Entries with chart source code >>
--- Start ---

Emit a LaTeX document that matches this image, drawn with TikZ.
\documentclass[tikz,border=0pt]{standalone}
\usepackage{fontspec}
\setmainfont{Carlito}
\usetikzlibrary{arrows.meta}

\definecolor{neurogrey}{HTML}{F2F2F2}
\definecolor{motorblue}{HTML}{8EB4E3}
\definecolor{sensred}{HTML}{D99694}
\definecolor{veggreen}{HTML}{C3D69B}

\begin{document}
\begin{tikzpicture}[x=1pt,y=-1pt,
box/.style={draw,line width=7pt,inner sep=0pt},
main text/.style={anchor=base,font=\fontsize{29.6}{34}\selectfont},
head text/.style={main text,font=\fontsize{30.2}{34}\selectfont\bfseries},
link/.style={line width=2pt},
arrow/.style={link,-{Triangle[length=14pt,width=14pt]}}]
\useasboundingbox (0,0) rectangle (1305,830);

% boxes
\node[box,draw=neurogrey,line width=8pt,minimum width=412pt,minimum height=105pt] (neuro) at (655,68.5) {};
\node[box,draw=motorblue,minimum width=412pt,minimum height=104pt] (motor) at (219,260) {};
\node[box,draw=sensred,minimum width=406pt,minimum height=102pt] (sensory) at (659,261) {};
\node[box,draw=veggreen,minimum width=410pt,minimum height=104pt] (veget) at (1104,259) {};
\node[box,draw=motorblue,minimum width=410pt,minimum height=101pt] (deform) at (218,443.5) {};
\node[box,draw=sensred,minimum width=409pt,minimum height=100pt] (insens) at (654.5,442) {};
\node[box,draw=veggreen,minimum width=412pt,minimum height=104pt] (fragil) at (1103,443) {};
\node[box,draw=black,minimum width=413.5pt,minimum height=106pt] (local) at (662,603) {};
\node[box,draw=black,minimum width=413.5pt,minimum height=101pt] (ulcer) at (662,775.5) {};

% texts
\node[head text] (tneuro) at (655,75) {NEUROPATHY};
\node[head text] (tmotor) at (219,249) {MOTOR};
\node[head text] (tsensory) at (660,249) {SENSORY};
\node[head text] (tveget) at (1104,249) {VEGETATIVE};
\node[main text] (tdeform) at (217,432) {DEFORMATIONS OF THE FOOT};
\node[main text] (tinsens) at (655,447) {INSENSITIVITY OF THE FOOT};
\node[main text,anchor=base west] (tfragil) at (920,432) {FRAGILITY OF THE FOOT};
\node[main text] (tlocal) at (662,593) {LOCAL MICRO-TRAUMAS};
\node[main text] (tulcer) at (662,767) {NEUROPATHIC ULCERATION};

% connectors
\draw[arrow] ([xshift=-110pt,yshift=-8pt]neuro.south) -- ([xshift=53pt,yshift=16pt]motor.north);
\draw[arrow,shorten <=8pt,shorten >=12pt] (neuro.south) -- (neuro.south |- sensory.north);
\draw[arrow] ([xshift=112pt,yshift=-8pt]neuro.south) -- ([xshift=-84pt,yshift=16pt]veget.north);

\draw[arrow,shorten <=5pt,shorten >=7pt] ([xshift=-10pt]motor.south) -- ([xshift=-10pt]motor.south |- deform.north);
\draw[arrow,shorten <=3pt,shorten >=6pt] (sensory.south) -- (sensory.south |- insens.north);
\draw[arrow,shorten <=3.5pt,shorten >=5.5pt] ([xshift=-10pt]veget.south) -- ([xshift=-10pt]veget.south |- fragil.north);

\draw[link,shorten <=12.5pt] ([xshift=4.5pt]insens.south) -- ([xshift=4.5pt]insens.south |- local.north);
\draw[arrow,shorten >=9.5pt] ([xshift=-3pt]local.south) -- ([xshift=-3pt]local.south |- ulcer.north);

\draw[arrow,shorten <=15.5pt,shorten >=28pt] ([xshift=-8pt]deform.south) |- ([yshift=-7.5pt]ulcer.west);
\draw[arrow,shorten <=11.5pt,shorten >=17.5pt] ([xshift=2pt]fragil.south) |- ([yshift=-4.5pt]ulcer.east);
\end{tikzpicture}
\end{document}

--- End ---
--- Start ---

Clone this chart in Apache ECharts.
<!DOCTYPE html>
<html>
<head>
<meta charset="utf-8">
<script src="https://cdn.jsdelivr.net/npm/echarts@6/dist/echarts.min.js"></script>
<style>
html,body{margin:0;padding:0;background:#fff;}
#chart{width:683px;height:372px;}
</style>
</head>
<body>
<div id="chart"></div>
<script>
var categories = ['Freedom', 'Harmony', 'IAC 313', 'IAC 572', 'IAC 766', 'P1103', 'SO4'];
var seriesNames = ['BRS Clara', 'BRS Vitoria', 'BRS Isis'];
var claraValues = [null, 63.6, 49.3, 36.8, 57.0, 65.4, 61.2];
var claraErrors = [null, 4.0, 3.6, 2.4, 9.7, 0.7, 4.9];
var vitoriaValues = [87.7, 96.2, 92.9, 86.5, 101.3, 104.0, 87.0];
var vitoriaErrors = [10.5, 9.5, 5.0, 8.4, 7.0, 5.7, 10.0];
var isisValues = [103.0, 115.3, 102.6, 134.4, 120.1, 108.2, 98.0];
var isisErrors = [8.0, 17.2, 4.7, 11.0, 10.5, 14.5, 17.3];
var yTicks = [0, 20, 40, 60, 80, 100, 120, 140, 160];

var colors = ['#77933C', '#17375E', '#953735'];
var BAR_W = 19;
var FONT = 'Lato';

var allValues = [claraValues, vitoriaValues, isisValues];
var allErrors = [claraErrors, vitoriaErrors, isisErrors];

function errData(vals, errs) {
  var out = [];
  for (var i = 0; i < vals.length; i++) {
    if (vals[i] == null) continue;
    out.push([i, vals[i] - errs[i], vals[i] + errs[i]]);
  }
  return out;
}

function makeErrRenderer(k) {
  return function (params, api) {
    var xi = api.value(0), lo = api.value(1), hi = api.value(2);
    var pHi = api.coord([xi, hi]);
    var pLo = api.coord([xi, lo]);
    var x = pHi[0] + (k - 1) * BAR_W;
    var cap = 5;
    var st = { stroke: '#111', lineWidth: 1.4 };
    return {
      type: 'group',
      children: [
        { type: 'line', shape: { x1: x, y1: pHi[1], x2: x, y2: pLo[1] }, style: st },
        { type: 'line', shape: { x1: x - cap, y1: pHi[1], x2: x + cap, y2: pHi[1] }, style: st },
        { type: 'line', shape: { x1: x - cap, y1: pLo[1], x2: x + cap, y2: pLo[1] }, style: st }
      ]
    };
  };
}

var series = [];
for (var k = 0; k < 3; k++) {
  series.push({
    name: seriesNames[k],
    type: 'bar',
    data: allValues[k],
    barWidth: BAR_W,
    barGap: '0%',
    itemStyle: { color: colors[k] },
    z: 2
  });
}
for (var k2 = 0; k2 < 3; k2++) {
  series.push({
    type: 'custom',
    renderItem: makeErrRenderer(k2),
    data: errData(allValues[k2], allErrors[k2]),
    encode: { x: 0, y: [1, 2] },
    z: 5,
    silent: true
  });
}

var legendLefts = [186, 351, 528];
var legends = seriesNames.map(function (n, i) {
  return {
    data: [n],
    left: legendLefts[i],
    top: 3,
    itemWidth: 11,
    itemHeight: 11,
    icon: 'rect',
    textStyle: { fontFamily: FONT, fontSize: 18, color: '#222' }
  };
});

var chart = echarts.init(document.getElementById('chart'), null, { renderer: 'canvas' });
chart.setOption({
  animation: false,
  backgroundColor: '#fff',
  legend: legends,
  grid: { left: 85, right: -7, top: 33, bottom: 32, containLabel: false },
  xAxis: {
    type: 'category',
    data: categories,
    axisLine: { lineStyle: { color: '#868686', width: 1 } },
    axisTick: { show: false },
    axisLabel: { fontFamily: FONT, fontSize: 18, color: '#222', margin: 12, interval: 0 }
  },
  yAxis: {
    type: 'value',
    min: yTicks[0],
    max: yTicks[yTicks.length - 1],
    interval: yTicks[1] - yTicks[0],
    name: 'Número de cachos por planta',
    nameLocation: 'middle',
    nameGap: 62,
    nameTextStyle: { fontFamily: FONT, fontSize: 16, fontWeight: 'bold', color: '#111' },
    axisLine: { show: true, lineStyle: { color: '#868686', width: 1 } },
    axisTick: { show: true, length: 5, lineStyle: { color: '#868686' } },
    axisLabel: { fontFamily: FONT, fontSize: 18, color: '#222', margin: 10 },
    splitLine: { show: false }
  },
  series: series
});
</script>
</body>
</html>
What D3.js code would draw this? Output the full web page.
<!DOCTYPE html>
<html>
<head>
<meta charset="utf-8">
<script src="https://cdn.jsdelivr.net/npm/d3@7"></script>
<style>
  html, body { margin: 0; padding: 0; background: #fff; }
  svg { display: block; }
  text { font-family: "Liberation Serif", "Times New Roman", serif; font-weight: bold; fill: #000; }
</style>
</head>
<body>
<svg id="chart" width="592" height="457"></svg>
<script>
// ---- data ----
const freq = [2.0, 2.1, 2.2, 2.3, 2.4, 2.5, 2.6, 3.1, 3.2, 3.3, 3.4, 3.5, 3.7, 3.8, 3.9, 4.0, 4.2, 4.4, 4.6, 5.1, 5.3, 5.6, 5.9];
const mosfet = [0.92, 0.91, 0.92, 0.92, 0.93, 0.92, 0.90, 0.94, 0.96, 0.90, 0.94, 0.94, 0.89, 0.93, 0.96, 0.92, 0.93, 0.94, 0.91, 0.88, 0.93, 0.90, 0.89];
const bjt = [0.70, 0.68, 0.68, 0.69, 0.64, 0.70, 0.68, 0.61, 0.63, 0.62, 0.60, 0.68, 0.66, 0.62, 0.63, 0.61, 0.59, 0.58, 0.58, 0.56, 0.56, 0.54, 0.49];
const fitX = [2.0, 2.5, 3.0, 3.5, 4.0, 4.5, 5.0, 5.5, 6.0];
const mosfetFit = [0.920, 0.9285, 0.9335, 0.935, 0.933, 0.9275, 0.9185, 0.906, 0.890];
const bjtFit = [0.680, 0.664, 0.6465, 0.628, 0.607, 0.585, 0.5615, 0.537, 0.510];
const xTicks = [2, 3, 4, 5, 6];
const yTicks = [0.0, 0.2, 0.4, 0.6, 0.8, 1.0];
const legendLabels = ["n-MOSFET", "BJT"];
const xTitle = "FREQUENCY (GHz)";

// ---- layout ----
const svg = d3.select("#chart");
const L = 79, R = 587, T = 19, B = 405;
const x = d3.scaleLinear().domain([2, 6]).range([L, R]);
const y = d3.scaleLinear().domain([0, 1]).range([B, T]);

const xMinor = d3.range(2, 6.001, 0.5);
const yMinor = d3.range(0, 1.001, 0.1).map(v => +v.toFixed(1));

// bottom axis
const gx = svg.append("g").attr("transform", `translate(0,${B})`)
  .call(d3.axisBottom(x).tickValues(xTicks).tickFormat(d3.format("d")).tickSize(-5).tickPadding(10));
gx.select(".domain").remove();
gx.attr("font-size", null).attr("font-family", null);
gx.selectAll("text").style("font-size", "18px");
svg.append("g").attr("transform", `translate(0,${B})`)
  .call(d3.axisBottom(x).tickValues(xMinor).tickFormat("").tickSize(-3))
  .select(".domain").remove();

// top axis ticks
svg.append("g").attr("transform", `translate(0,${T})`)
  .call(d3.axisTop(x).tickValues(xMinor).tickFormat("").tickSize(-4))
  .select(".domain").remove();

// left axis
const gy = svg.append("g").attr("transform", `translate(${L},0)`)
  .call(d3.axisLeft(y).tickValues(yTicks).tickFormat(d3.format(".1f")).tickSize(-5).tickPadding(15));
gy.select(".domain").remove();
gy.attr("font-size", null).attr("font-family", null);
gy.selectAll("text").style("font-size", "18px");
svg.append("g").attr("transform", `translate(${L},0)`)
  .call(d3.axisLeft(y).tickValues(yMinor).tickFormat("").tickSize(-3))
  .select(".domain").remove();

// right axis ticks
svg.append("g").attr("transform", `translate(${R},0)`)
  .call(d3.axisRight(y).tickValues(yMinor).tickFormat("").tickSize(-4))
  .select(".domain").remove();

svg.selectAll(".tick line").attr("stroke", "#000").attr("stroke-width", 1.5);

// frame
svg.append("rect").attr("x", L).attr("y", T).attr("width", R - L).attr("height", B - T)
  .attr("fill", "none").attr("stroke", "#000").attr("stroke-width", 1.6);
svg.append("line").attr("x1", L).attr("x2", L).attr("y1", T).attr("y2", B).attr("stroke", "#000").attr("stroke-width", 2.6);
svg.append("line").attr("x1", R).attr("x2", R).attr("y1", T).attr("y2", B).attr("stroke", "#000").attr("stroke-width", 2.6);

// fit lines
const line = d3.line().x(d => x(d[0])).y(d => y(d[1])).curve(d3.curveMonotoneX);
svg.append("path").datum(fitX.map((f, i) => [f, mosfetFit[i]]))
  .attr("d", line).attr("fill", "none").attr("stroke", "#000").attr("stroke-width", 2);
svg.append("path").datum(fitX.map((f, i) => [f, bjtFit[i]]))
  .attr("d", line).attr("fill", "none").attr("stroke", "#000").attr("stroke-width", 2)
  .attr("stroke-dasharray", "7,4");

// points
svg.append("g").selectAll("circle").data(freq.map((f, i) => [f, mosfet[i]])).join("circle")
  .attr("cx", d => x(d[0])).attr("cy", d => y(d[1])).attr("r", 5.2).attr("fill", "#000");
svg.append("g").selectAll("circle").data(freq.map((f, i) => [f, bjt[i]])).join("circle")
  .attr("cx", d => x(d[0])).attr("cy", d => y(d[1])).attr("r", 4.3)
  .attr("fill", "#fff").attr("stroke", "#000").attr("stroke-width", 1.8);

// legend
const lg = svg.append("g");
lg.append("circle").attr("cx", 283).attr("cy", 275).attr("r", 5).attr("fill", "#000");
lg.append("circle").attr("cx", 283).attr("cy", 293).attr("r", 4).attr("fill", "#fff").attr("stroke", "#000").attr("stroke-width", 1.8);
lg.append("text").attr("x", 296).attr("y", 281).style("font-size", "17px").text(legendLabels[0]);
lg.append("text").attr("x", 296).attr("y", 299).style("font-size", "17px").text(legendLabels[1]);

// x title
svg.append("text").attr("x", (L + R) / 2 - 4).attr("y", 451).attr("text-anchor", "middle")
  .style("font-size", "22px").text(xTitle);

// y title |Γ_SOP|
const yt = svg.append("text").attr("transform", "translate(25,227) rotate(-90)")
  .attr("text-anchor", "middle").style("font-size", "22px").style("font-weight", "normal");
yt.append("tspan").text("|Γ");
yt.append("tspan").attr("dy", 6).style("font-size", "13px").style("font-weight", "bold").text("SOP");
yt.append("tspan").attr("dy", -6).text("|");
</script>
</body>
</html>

--- End ---

INSTRUCTIONS TO FOLLOW >>
Repeat these lines exactly and nothing more: the one containing "Emit a LaTeX", the one containing "(0,0) rectangle (1305,830);", and all the lines between.

EXPECTED ANSWER >>
Emit a LaTeX document that matches this image, drawn with TikZ.
\documentclass[tikz,border=0pt]{standalone}
\usepackage{fontspec}
\setmainfont{Carlito}
\usetikzlibrary{arrows.meta}

\definecolor{neurogrey}{HTML}{F2F2F2}
\definecolor{motorblue}{HTML}{8EB4E3}
\definecolor{sensred}{HTML}{D99694}
\definecolor{veggreen}{HTML}{C3D69B}

\begin{document}
\begin{tikzpicture}[x=1pt,y=-1pt,
box/.style={draw,line width=7pt,inner sep=0pt},
main text/.style={anchor=base,font=\fontsize{29.6}{34}\selectfont},
head text/.style={main text,font=\fontsize{30.2}{34}\selectfont\bfseries},
link/.style={line width=2pt},
arrow/.style={link,-{Triangle[length=14pt,width=14pt]}}]
\useasboundingbox (0,0) rectangle (1305,830);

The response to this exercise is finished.